Page 273: "Anyone who is not a continual student of Jesus, and who nevertheless reads the great promises of the Bible as if they were for him or her, is like someone trying to cash a check on another person's account. At best, it only succeeds sporadically."

Page 296: "And what does 'dwelling' or 'continuing' in his word mean? It means to center your life upon the very things we have been studying in this book: his good news about The Kingdom Among Us, about who is really well off and who is not, and about true goodness of heart and how it expresses itself in action. We will fill our souls with the written Gospels. We will devote our attention to these teachings, in private study and inquiry as well as public instruction. And, negatively, we will refuse to devote our mental space and energy to the fruitless, even stupefying and degrading, stuff that constantly clamors for our attention. We will attend to it only enough to avoid it."

Page 298: This is a direct quote from William Law in his book A Serious Call To A Devout And Holy Life: "You see such a mixture of sin and folly in the lives even of the better sort of people.... It was this general intention that made the primitive Christians such eminent instances of piety, that made the goodly fellowship of the Saints and all the glorious army of martyrs and confessors. And if you will here stop and ask yourself why you are not as pious as the primitive Christians were, your own heart will tell you that it is neither through ignorance nor inability, but purely because you never thoroughly intended it."

Page 302: "There is a widespread notion that just passing through death transforms human character. Discipleship is not needed. Just believe enough to 'make it.' But I have never been able to find any basis in scriptural tradition or psychological reality to think this might be so. What if death only forever fixes us as the kind of person we are at death? What would one do in heaven with a debauched character or a hate-filled heart?"

Page 307: "We often speak of people not living up to their faith. But the cases in which we say this are not really cases of people behaving otherwise than they believe. They are cases in which genuine beliefs are made obvious by what people do. We always live up to our beliefs--or down to them, as the case may be. Nothing else is possible. It is the nature of belief."

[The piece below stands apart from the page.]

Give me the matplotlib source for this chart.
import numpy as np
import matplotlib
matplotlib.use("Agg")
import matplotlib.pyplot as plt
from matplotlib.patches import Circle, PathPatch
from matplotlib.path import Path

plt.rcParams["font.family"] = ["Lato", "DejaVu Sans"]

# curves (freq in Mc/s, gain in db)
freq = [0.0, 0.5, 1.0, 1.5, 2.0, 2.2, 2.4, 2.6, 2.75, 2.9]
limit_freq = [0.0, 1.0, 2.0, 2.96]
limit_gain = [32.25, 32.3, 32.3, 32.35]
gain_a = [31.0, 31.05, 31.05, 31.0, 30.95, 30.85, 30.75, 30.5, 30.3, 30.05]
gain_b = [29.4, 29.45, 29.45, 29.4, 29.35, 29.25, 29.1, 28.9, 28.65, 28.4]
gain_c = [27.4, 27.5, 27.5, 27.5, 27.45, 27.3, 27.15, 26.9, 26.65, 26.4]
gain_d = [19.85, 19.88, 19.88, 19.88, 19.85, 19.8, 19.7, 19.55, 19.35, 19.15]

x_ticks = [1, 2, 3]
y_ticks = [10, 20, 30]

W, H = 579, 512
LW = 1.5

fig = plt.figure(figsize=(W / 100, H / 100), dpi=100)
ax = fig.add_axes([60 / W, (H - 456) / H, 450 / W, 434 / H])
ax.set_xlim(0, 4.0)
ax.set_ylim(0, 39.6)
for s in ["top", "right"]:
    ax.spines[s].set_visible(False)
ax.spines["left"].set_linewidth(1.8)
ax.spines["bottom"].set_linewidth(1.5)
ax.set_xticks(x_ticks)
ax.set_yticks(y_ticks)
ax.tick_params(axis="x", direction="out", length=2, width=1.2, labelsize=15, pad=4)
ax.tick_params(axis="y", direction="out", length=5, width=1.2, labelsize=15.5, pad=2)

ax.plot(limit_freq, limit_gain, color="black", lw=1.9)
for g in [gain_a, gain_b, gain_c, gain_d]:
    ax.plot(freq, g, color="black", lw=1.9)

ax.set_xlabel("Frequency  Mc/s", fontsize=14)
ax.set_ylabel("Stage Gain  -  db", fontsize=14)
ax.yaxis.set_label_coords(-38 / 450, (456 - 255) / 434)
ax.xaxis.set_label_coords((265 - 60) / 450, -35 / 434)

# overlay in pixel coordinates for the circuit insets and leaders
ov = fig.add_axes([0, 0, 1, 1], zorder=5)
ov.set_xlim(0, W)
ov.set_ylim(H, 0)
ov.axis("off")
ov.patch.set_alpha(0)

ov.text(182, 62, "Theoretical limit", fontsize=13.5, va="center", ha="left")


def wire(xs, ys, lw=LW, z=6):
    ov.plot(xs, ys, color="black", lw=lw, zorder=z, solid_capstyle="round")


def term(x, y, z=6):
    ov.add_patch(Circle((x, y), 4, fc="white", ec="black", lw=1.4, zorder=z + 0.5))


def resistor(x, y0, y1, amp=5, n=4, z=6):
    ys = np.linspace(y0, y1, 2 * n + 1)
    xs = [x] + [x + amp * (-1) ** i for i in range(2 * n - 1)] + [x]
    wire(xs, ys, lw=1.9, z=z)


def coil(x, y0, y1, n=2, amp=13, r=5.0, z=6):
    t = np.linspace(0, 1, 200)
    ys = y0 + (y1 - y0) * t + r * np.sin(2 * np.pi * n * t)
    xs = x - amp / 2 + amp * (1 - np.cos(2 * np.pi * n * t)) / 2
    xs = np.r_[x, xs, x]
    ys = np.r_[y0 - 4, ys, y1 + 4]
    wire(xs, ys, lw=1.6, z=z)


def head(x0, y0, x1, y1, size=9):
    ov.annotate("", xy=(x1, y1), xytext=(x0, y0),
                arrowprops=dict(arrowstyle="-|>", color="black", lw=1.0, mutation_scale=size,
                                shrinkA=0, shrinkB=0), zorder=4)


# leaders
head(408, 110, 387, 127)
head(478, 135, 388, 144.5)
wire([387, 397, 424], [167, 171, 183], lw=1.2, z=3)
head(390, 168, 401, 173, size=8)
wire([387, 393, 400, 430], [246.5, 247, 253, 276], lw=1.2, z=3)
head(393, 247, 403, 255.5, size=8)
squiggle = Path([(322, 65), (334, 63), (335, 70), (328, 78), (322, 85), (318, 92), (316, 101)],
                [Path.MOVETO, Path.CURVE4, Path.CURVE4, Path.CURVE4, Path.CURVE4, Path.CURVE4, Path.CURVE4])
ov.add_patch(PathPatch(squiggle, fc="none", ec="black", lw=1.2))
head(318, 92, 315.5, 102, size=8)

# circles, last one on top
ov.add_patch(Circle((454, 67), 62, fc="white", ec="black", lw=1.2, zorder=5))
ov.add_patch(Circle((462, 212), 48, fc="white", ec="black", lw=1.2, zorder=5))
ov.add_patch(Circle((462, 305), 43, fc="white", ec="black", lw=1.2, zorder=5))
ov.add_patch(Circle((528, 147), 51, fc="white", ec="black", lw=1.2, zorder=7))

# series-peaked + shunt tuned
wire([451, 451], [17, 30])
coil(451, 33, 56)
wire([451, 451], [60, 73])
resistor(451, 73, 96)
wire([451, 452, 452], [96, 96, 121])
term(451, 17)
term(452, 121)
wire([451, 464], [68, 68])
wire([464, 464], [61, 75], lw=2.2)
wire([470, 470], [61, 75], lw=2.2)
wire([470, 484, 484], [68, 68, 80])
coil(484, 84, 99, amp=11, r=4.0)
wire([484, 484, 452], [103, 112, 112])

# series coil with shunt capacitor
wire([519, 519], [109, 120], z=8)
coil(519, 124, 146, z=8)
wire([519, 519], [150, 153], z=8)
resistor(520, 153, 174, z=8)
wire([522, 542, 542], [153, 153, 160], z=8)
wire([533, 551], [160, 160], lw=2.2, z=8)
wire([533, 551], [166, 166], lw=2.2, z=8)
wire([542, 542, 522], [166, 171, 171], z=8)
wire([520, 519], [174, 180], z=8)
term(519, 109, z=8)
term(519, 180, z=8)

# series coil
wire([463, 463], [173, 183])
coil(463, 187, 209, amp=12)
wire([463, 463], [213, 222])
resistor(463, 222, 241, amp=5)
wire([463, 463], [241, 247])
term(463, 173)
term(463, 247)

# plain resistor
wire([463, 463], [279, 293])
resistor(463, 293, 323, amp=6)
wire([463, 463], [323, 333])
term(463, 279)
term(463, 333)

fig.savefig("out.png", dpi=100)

Page 324: "Now we need to understand that what simply occupies our mind very largely governs what we do. It sets the emotional tone out of which our actions flow, and it projects the possible courses of action available to us. Also the mind, though of little power on its own, is the place of our widest and most basic freedom. This is true in both a direct and an indirect sense. Of all the things we do, we have more freedom with respect to what we will think of, where we will place our mind, than anything else. And the freedom of thinking is a direct freedom wherever it is present. We need not do something else in order to exercise it. We simply turn our mind to whatever it is we choose to think of. The deepest revelation of our character is what we choose to dwell on in thought, what constantly occupies our mind--as well as what we can or cannot even think of."

Page 334: "The key, then, to loving God is to see Jesus, to hold him before the mind with as much fullness and clarity as possible. It is to adore him."

Page 337-338: "We will never have the easy, unhesitating love of God that makes obedience to Jesus our natural response unless we are absolutely sure that it is good for us to be, and to be who we are. This means that we must have no doubt that the path appointed for us by when and where and to whom we were born is good, and that nothing irredeemable has happened to us or can happen to us on our way to our destiny in God's full world. Any doubt on this point gives force to the soul-numbing idea that God's commandments are, after all, only for his benefit and enjoyment, and that in the final analysis we must look out for ourselves. When the 'moral failures' of well-known Christians (and unknown Christians, for that matter) are examined, they always turn out to be based on the idea that God has required them to serve in such a way that they themselves must 'take care of their own needs,' rather than being richly provided for by God. Resentment toward God, not love, is the outcome, and from such a condition it is impossible to consistently do the deeds of love."

Page 356: In describing a time in college when he first discovered what I am about to quote, where he spent a whole day reading and meditating upon the Gospel of John: "In particular, I had learned that intensity is crucial for any progress in spiritual perception and understanding. To dribble a few verses or chapters of Scripture on oneself throughout the week, in church or out, will not reorder one's mind and spirit--just as one drop of water every five minutes will not get you a shower, no matter how long you keep it up. You need a lot of water at once and for a sufficiently long time. Similarly for the written Word."

Page 378: (regarding the afterlife) "We will not sit around looking at one another or at God for eternity but will join the eternal Logos, 'reign with him,' in the endlessly ongoing creative work of God. It is for this that we were each individually intended, as both kings and priests."

Page 379: "The intention of God is that we should each become the kind of person whom he can set free in the universe, empowered to do what we want to do. Just as we desire and intend this, so far as possible, for our children and others we love, so God desires and intends it for his children. But character, the inner directedness of the self, must develop to the point where that is possible."